Malam-malam musim panas banyak tersita dengan rapat-rapat koordinasi untuk
acara kongkow-kongkow besok malam. Paginya, eh maaf, siangnya, kita akan melipat-lipat surat
undangan atau memfotokopi proposal untuk kemudian kita edarkan. Hari-hari musim
dingin yang pendek –menjadi semakin pendek dengan buruknya manajemen kehidupan
kita- banyak terbuang dengan kegiatan
yang mirip, ngobrol-ngobrol untuk siding-sidang
lusa depan. Paginya, eh sekali lagi maaf, siangnya, kita sibuk
melipat-lipat proposal atau memfotokopi surat mohon kehadiran untuk selanjutnya
kita sebarkan.
Kita adalah komunitas
organisatoris yang sangat dinamis. Setiap generasi berusaha menerjemahkan
progresifitas dalam kegiatan yang benar-benar lebih baik dari generasi
selanjutnya. Kita mengerti –tanpa memahami- sebuah tuntutan naluri untuk
bersosialisasi. Untuk melaksanakan itu, kita bahkan tak perlu tahu bahwa dalam
pembukaan karya besar al-‘Ibar-nya, Ibnu Khaldun mengutip ucapan
filosof: manusia adalah makhluk sosial. Kita juga tak merasa perlu membaca ‘Arâ’u
al-Madînah al-Fadhîlah-nya al-Farabi untuk mengekspresikan bahwa manusia
adalah makhluk yang tak bisa menuntaskan kebutuhan primernya tanpa hidup
berkelompok. Apalagi untuk tahu bahwa buku politik al-Farabi lain –yang oleh
sebagian pemerhati disebut lebih penting dari buku pertama- punya dua nama, al-Siyâsah
al-Madaniyyah dan Mabâdi’ al-Maujûdat, sama sekali tak perlu.
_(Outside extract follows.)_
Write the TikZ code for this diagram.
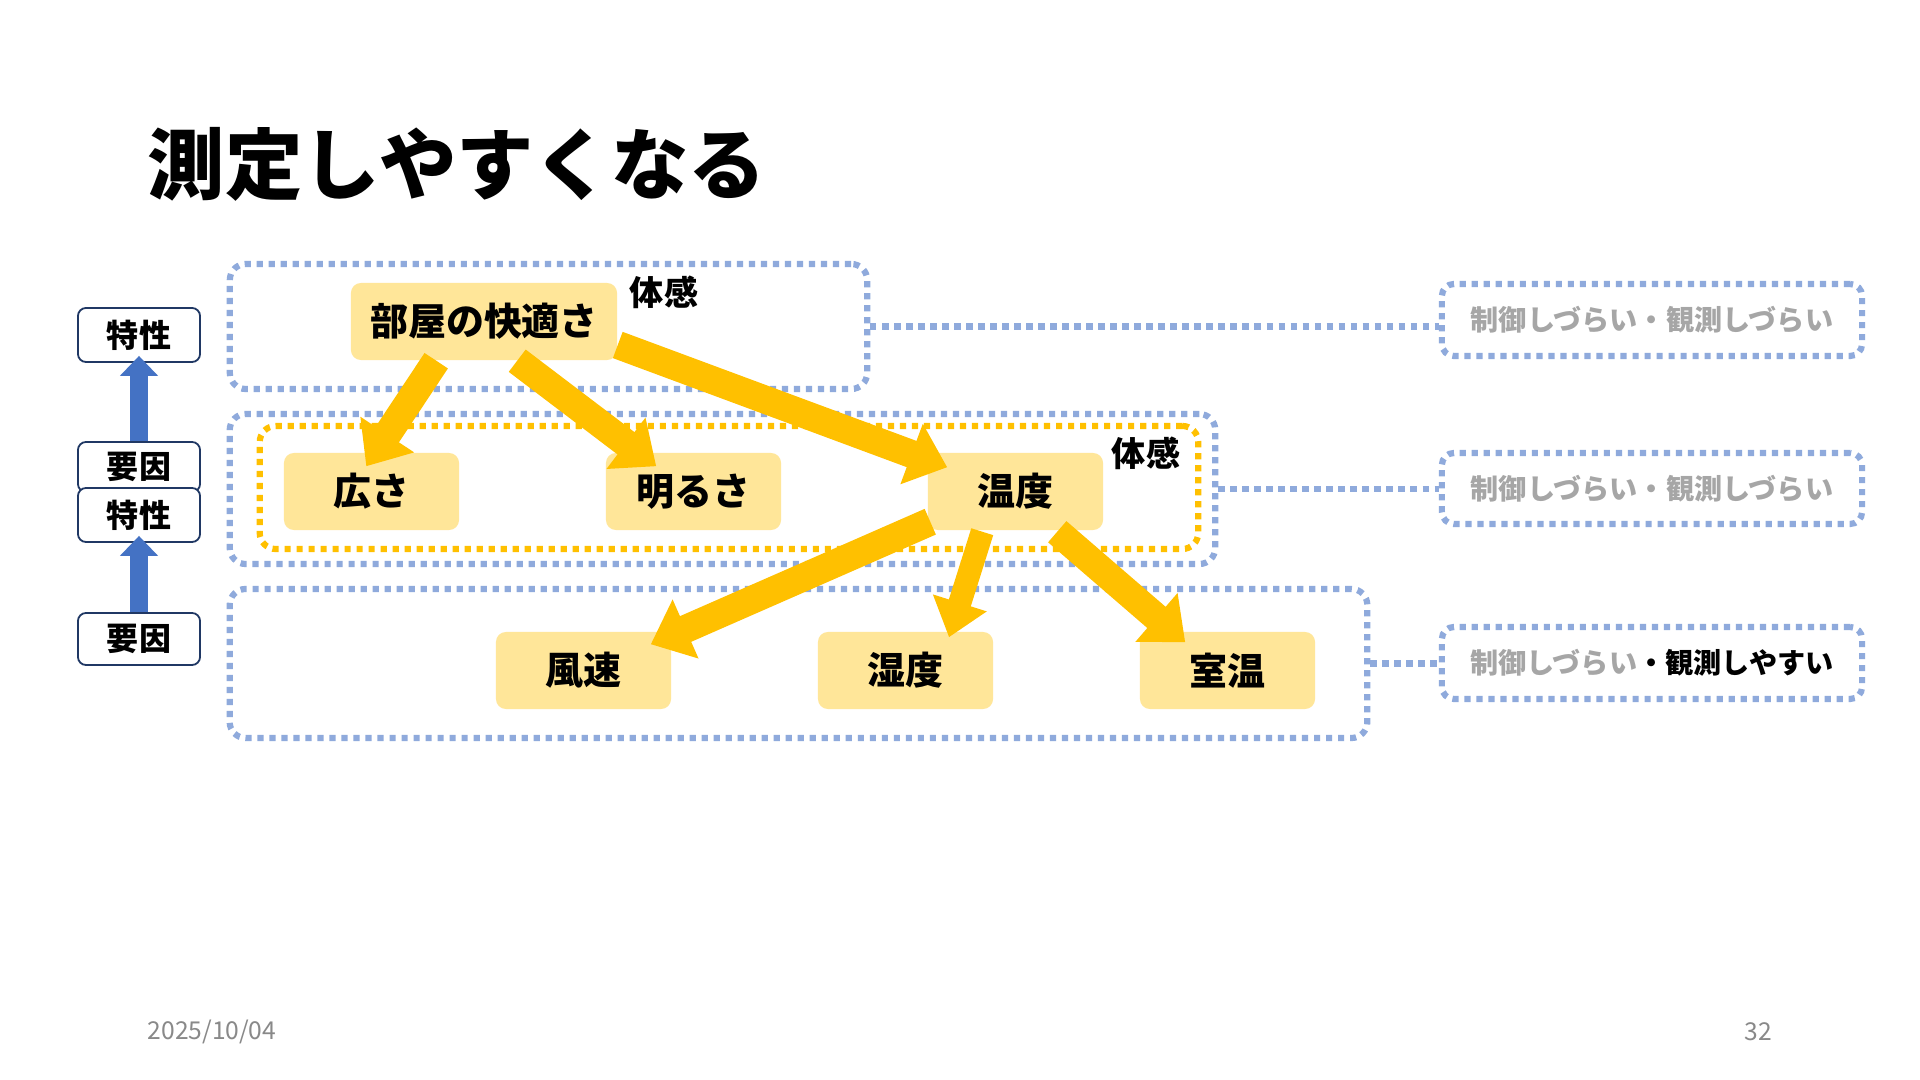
\documentclass[tikz,border=0pt]{standalone}
\usepackage{fontspec}
\setmainfont{Noto Sans CJK JP}
\usetikzlibrary{arrows.meta,calc}
\definecolor{dotblue}{HTML}{8FAADC}
\definecolor{gold}{HTML}{FFC000}
\definecolor{nodefill}{HTML}{FFE699}
\definecolor{navy}{HTML}{203864}
\definecolor{arrblue}{HTML}{4472C4}
\definecolor{graytxt}{HTML}{A6A6A6}
\definecolor{footgray}{HTML}{898989}
\tikzset{
  dotline/.style={line width=0.062cm, dash pattern=on 0.062cm off 0.058cm},
  groupbox/.style={draw=dotblue, dotline, rounded corners=0.16cm, inner sep=0pt},
  goldbox/.style={draw=gold, dotline, rounded corners=0.16cm, inner sep=0pt},
  connline/.style={draw=dotblue, dotline},
  rightbox/.style={draw=dotblue, dotline, rounded corners=0.12cm, inner sep=0pt,
    minimum width=4.2cm, font=\bfseries\fontsize{8pt}{9pt}\selectfont, text=graytxt},
  factor/.style={fill=nodefill, rounded corners=0.1cm, inner sep=0pt,
    minimum width=1.75cm, minimum height=0.77cm, font=\bfseries\fontsize{10.8pt}{12pt}\selectfont},
  feel/.style={inner sep=0pt, font=\bfseries\fontsize{9.7pt}{11pt}\selectfont},
  legend/.style={draw=navy, line width=0.018cm, fill=white, rounded corners=0.08cm, inner sep=0pt,
    minimum width=1.22cm, font=\bfseries\fontsize{9.1pt}{10pt}\selectfont},
  goldarrow/.style={draw=gold, line width=0.28cm, line cap=butt,
    -{Triangle[width=0.62cm,length=0.38cm]}},
  thinarrow/.style={draw=gold, line width=0.23cm, line cap=butt,
    -{Triangle[width=0.54cm,length=0.36cm]}},
  bluearrow/.style={draw=arrblue, line width=0.17cm, line cap=butt,
    -{Triangle[width=0.37cm,length=0.20cm]}},
  foot/.style={inner sep=0pt, text=footgray, font=\fontsize{7pt}{8pt}\selectfont}
}
\begin{document}
\begin{tikzpicture}[x=0.01cm, y=-0.01cm]
\fill[white] (0,0) rectangle (1920,1080);
\useasboundingbox (0,0) rectangle (1920,1080);

% title
\node[anchor=west, inner sep=0pt, font=\bfseries\fontsize{22pt}{24pt}\selectfont] (title) at (147,164) {測定しやすくなる};

% group boxes
\node[groupbox, minimum width=6.37cm, minimum height=1.25cm] (g1) at (548.5,326.5) {};
\node[groupbox, minimum width=9.85cm, minimum height=1.50cm] (g2) at (722.5,489) {};
\node[goldbox, minimum width=9.38cm, minimum height=1.23cm] (og) at (729,487.5) {};
\node[groupbox, minimum width=11.37cm, minimum height=1.49cm] (g3) at (798.5,663.5) {};

% right boxes
\node[rightbox, minimum height=0.72cm] (r1) at (1652,320) {制御しづらい・観測しづらい};
\node[rightbox, minimum height=0.71cm] (r2) at (1652,488.5) {制御しづらい・観測しづらい};
\node[rightbox, minimum height=0.72cm] (r3) at (1652,663) {制御しづらい\textcolor{black}{・観測しやすい}};

% connectors
\draw[connline] (g1.east) -- (g1.east -| r1.west);
\draw[connline] (g2.east) -- (g2.east -| r2.west);
\draw[connline] (g3.east) -- (g3.east -| r3.west);

% factor nodes
\node[factor, minimum width=2.66cm] (room) at (484,321.5) {部屋の快適さ};
\node[factor] (hiro) at (371.5,491.5) {広さ};
\node[factor] (akaru) at (693.5,491.5) {明るさ};
\node[factor] (ondo) at (1015.5,491.5) {温度};
\node[factor] (fuu) at (583.5,670.5) {風速};
\node[factor] (shitsu) at (905.5,670.5) {湿度};
\node[factor] (shitsuon) at (1227.5,670.5) {室温};

\node[feel] (feel1) at (664,292) {体感};
\node[feel] (feel2) at (1146,453) {体感};

% arrow end points
\coordinate (a1s) at ($(room.south west)+(86,0)$);
\coordinate (a1t) at ($(hiro.north west)+(83,14)$);
\coordinate (a2s) at ($(room.south west)+(167,0)$);
\coordinate (a2t) at ($(akaru.north west)+(51,14)$);
\coordinate (a3s) at ($(room.east)+(0,23.5)$);
\coordinate (a3t) at ($(ondo.north west)+(20,15)$);
\coordinate (a4s) at ($(ondo.south west)+(3,-9)$);
\coordinate (a4t) at ($(fuu.north east)+(-21,13)$);
\coordinate (a5s) at ($(ondo.south west)+(55,1)$);
\coordinate (a5t) at ($(shitsu.north)+(43.5,6)$);
\coordinate (a6s) at ($(ondo.south west)+(130,1)$);
\coordinate (a6t) at ($(shitsuon.north west)+(46,11)$);

\draw[goldarrow] (a1s) -- (a1t);
\draw[goldarrow] (a2s) -- (a2t);
\draw[goldarrow] (a3s) -- (a3t);
\draw[goldarrow] (a4s) -- (a4t);
\draw[thinarrow] (a5s) -- (a5t);
\draw[goldarrow] (a6s) -- (a6t);

% legend column
\node[legend, minimum height=0.54cm] (tok1) at (139,335) {特性};
\node[legend, minimum height=0.50cm] (yoin1) at (139,467) {要因};
\node[legend, minimum height=0.54cm] (tok2) at (139,515) {特性};
\node[legend, minimum height=0.52cm] (yoin2) at (139,639) {要因};
\draw[bluearrow] (yoin1.north) -- ($(tok1.south)+(0,-7)$);
\draw[bluearrow] (yoin2.north) -- ($(tok2.south)+(0,-7)$);

% footer
\node[foot, anchor=west] (date) at (147,1032) {2025/10/04};
\node[foot, anchor=east] (page) at (1773,1032) {32};
\end{tikzpicture}
\end{document}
Barangkali dengan begitu kita
terlihat setara dengan kecerdasan al-Farabi, juga dalam orisinalitasnya. Namun,
nanti dulu, ada yang luput. Bagi al-Farabi, tujuan bergabung dengan sesama
manusia bukan sekedar pemenuhan kebutuhan material. Kalau hanya begitu, kita
tak beda dengan hewan. Sapi contohnya, yang melenguh-lenguh bersama disela-sela
memamah rumput. Aih, kenapa mirip sekali dengan kita yang sama-sama terbahak di
antara kunyahan-kunyahan syibsi?
Karena itu, menurut al-muallim al-tsani, tujuan bermasyarakat adalah juga pemenuhan kebutuhan spiritual,
kebahagiaan. Bagi al-Farabi, jiwa lebih mulia dari jasad. Untuk itu, pemuasan
hajat rohani lebih utama dari desakan-desakan syahwat jasmani. Salah satu
bentuk hajat spiritual adalah ilmu. Karena itu, membaca, dalam sudut pandang
al-Farabi, lebih penting dari kongkow-kongkow.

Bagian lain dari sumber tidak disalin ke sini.